Wednesday, August 6, 2014

Hellblazer by Jamie Delano issue #5

I was perturbed with what I just read. I still can't find the words since yesterday but I'm going to have to suck it up and start reviewing because I feel like I'm losing momentum here. As far as first impressions go, I thought this issue (When Johnny comes marching home) was interesting but otherwise quite exhausting and confusing to get through.  It's not even the premise itself that made it hard for me to wrap my head around it. I actually adore stories on the psychological effects of warfare on soldiers especially the distress that comes from the aftershocks of committing inhumane and violent actions that they justify as mere by-products of war. In that sense, this issue should have been a great read for me. In some parts, it was. But for some other parts, it just became irritatingly confounding.

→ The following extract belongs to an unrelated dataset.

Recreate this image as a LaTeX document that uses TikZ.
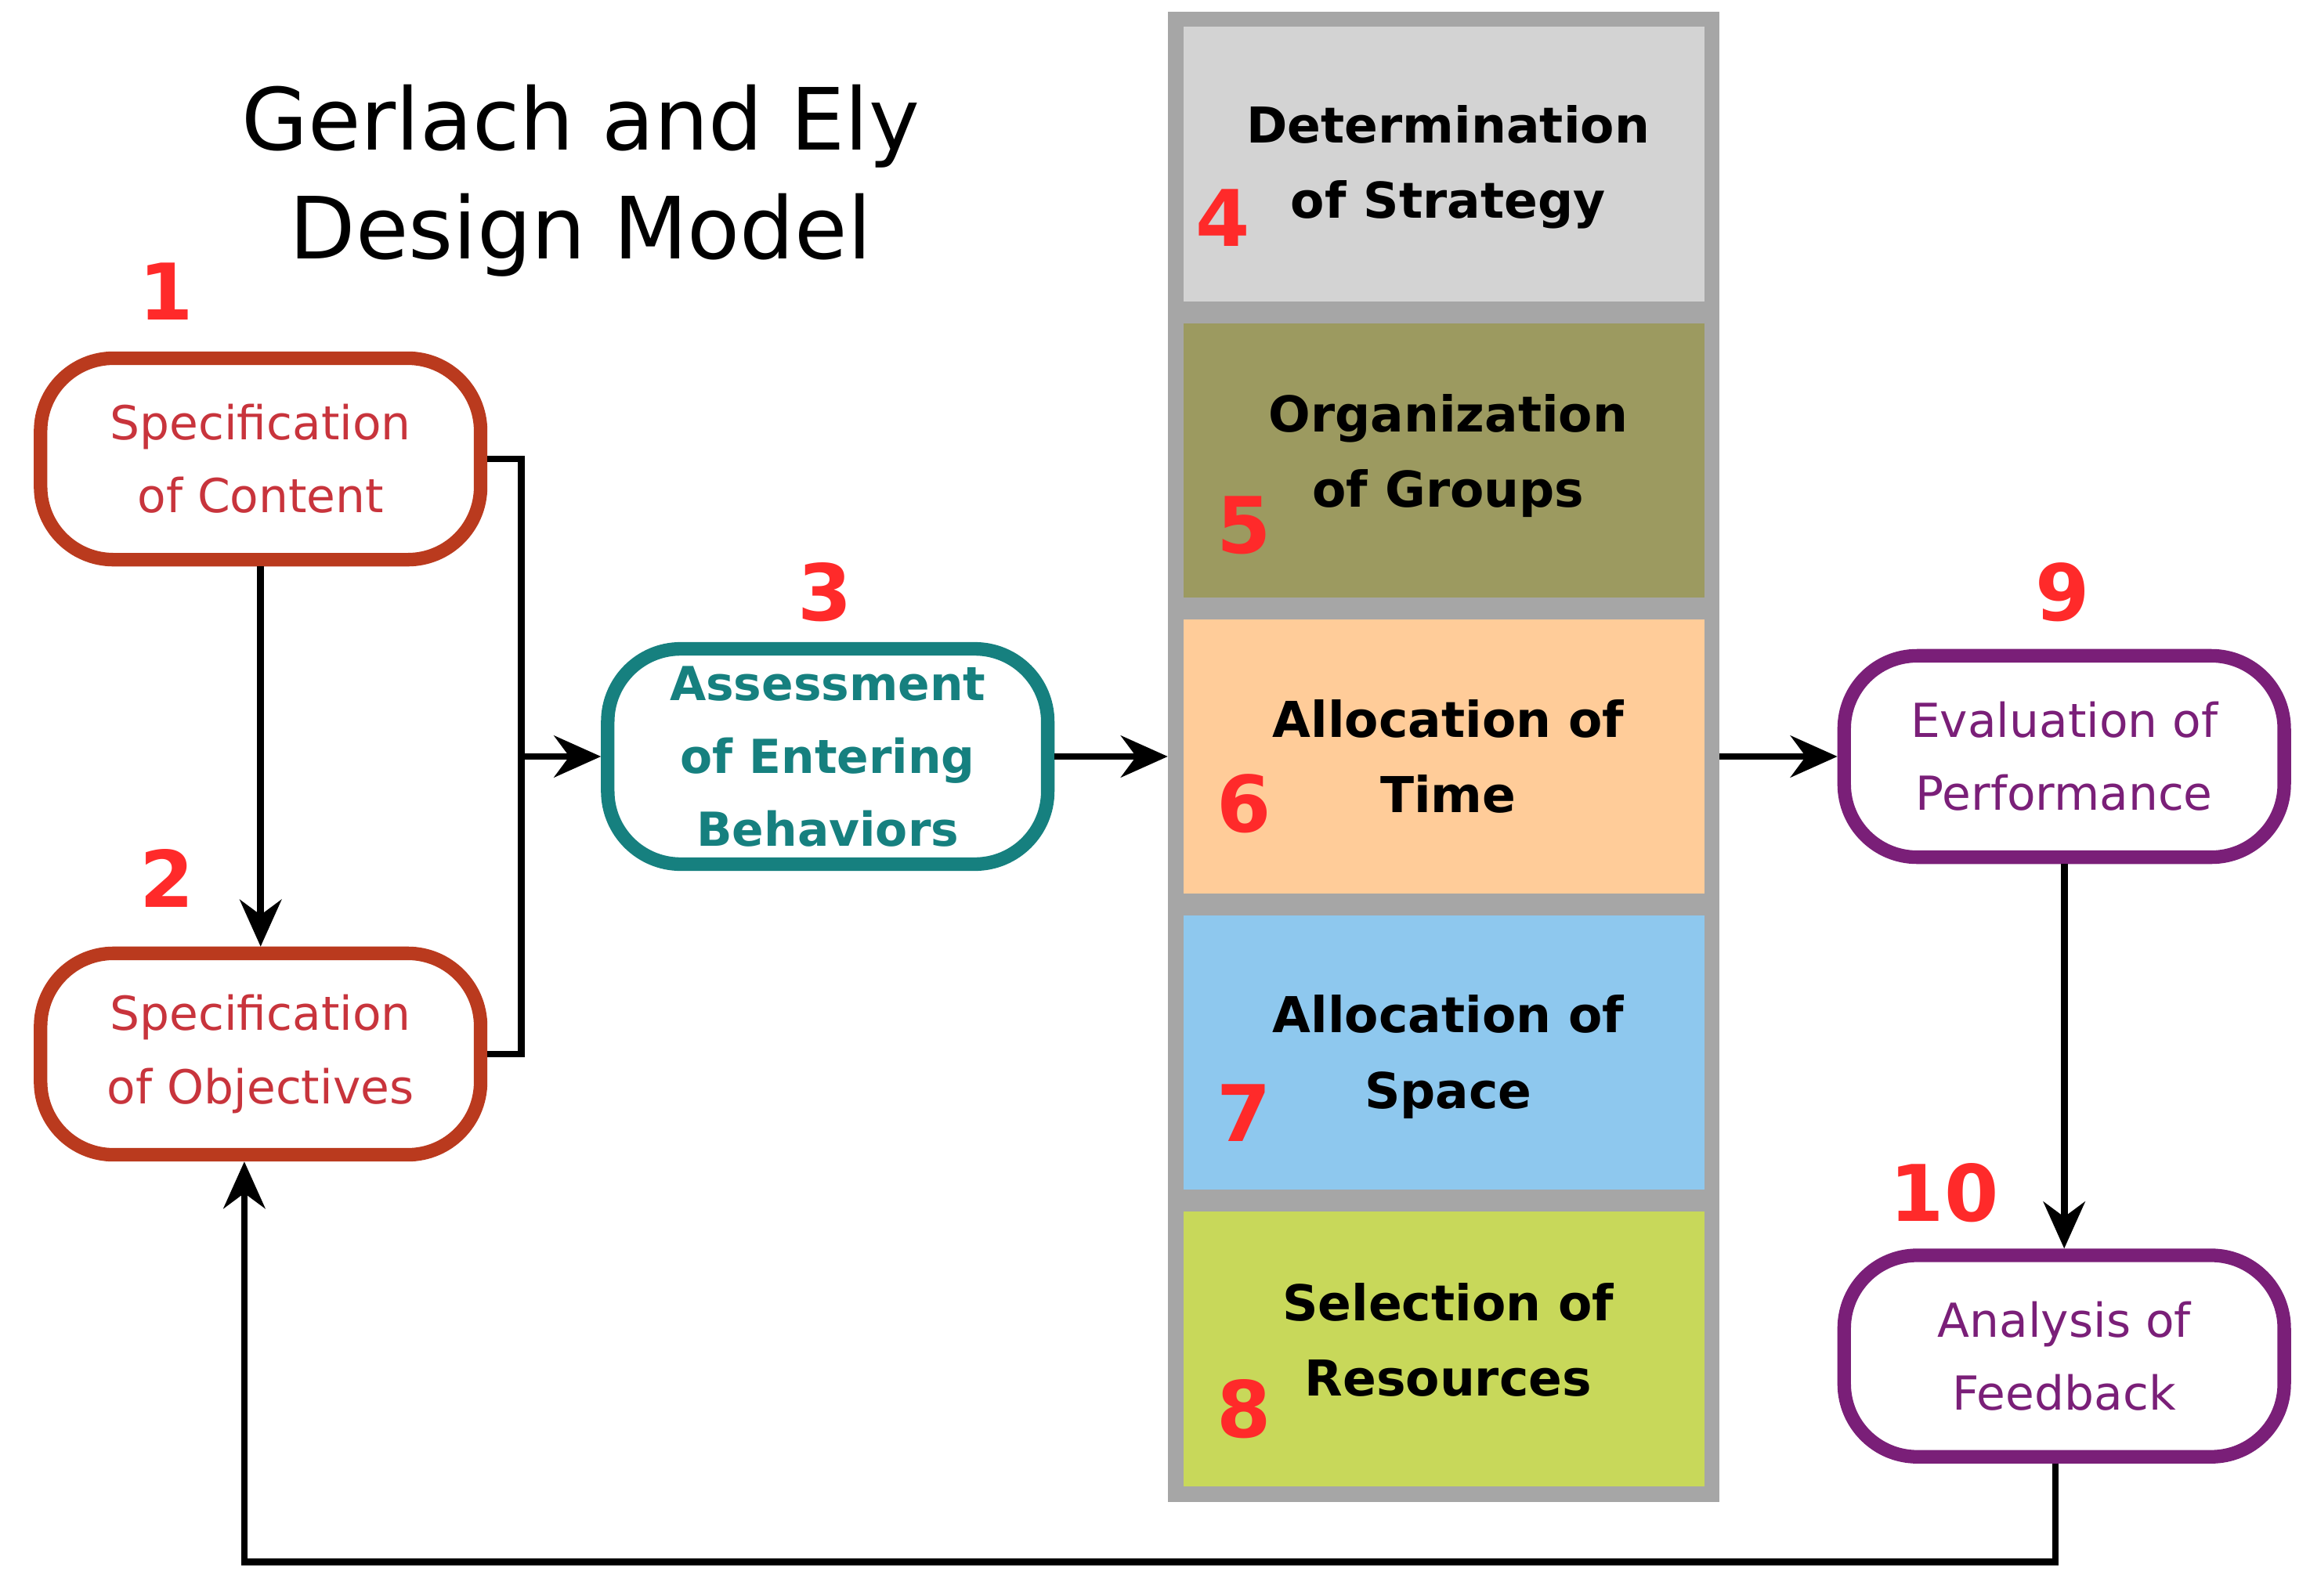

I can't help but feel immensely disconnected from what I was reading. Delano's prose is top-notch descriptive and vivid as always but I can't bring myself to care about what happens to the characters, not even the soldiers with their PTSD whom I do feel sorry for. But again, it didn't seem enough because I wasn't sure what the direction or message of this issue were. I was grasping on straws the entire time. I knew what I was witnessing was tragic and it was unfolding in such a solemn way that I would have been more moved if I understood why it was happening. I supposed we will get some enlightenment on the later issues after this because I believe even Constantine himself is confused as fuck.

And this brings me to my next point. John Constantine didn't take any active role for this story and such inaction serves a bigger purpose, apparently. He was merely an observer like he's in some sort of wild-life documentary where he cannot interact or intervene which means that while all this gruesome things were happening around him, he made a decision not to interfere. The most extreme portrayal of which is when he watched a deranged husband rape his own wife. John hid in view and didn't make a sound. That was pretty cold no matter how understandable his motives were by not stopping it. It would have been agonizing for anyone in that situation but I think John was actually skilled in distancing himself from this sickening environment. I perfectly understood why he did it, though. I suppose he was gathering intel and he needed to see for himself the gravity and measure of what he is up against, these Resurrection Crusaders as they call themselves.

I think I'll rate this the lowest from what I read so far because there was enjoyment or pleasure while reading. I also wasn't sure I also liked the way John was characterized here even if it was a logical direction.